Yates draws upon his summer jobs with the Arkansas Highway and Transportation Department to imagine this love story between a tough highway inspector, Sandy Coker, and a tough road builder, Wayne Sheridan. Wayne represents a Missouri company that takes over a job botched by an Arkansas firm, which allows Yates to layer in the minor, though always-present rivalry between the states.
Sandy, an Arkansas country girl who got an education, is assigned to inspect Wayne’s work. He’s a good engineer who’s loyal to his patriarch of a boss, while Sandy is mostly loyal to her profession; as a woman doing a man’s job, she’s had to be better than her colleagues, and above reproach. Inspectors are seldom popular with builders, and Sandy has a chip on her shoulder besides. Wayne deflects Sandy’s bravado and comes at her whimsically, sideways.
It won’t do for an highway inspector to have an affair with a highway builder but the reader knows it will happen, and once it does, Yates shows the tender side of both characters. Sandy raises fine horses, and partly it’s those horses that turn Wayne and Sandy into a couple. But both are slipping into middle age and have grown too headstrong to make sacrifices. So there is something half-finished about their romance, like Wayne’s old Camaro, sanded-down and primed, but still needing paint.

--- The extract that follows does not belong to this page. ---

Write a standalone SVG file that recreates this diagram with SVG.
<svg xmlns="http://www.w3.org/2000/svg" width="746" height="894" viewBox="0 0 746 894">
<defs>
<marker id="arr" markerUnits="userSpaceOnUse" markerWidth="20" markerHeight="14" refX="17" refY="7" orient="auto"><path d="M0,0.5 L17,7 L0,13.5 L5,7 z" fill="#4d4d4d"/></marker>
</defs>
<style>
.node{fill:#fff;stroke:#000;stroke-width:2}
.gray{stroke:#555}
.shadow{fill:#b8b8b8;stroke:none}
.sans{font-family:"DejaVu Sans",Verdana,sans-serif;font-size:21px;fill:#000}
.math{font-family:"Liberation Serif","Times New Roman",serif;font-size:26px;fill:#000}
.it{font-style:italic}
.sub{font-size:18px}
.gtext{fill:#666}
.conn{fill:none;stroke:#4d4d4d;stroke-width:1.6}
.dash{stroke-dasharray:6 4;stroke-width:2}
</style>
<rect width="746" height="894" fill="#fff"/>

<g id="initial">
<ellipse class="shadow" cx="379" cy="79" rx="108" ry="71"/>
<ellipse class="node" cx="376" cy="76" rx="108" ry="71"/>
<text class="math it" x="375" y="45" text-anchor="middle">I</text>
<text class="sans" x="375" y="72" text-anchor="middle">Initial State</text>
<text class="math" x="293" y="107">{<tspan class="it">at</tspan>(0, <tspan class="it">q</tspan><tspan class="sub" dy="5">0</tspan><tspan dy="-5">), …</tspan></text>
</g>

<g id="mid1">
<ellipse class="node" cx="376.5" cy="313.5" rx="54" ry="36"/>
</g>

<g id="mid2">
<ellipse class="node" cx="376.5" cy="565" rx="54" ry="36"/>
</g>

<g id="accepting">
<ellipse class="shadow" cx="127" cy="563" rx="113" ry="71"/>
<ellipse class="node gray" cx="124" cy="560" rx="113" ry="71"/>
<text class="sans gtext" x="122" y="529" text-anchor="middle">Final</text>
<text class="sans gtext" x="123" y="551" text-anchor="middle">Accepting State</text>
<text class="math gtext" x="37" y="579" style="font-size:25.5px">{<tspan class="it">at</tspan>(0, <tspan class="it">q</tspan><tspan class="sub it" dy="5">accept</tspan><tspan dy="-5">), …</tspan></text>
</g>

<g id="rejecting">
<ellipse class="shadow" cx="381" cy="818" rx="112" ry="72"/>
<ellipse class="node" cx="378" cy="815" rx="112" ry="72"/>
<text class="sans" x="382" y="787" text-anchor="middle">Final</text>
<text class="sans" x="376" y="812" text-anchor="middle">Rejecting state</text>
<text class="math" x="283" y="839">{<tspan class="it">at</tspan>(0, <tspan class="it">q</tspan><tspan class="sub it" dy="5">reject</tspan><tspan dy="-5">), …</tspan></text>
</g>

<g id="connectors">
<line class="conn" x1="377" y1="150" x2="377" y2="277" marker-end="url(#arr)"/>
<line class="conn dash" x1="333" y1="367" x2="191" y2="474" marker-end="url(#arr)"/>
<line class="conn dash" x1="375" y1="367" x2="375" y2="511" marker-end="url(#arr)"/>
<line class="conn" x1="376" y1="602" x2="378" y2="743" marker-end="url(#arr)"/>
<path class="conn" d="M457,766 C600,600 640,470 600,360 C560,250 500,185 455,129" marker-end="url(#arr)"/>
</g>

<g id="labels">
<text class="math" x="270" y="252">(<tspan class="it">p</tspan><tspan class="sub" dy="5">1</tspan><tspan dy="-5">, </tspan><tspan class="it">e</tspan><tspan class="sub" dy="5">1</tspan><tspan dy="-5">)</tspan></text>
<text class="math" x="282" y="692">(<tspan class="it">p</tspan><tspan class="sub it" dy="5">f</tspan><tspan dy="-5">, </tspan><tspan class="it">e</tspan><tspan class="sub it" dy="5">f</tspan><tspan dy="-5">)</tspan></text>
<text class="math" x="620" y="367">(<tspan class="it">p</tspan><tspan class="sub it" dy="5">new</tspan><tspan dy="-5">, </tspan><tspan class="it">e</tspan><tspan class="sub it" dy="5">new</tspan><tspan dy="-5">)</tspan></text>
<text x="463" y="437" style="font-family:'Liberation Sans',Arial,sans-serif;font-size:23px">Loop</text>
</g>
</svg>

Yates’ love story portrays a modern relationship in which no one is willing to give. If the woman won’t yield to reason, is she worth the bother? If the man thinks she should conform to his needs, does the woman really want him? Maybe life alone is superior to living where you don’t want to, or giving up your farm and your beautiful horses. Or maybe both characters are simply selfish, and allow pride to overcome love. Maybe pride always defeats love.
And maybe it doesn’t. Maybe there’s a way. Yates offers up his thoughtful, lyrical meditation in the wonderful form of a novella—all the precision of a short story, all the complexity of a novel.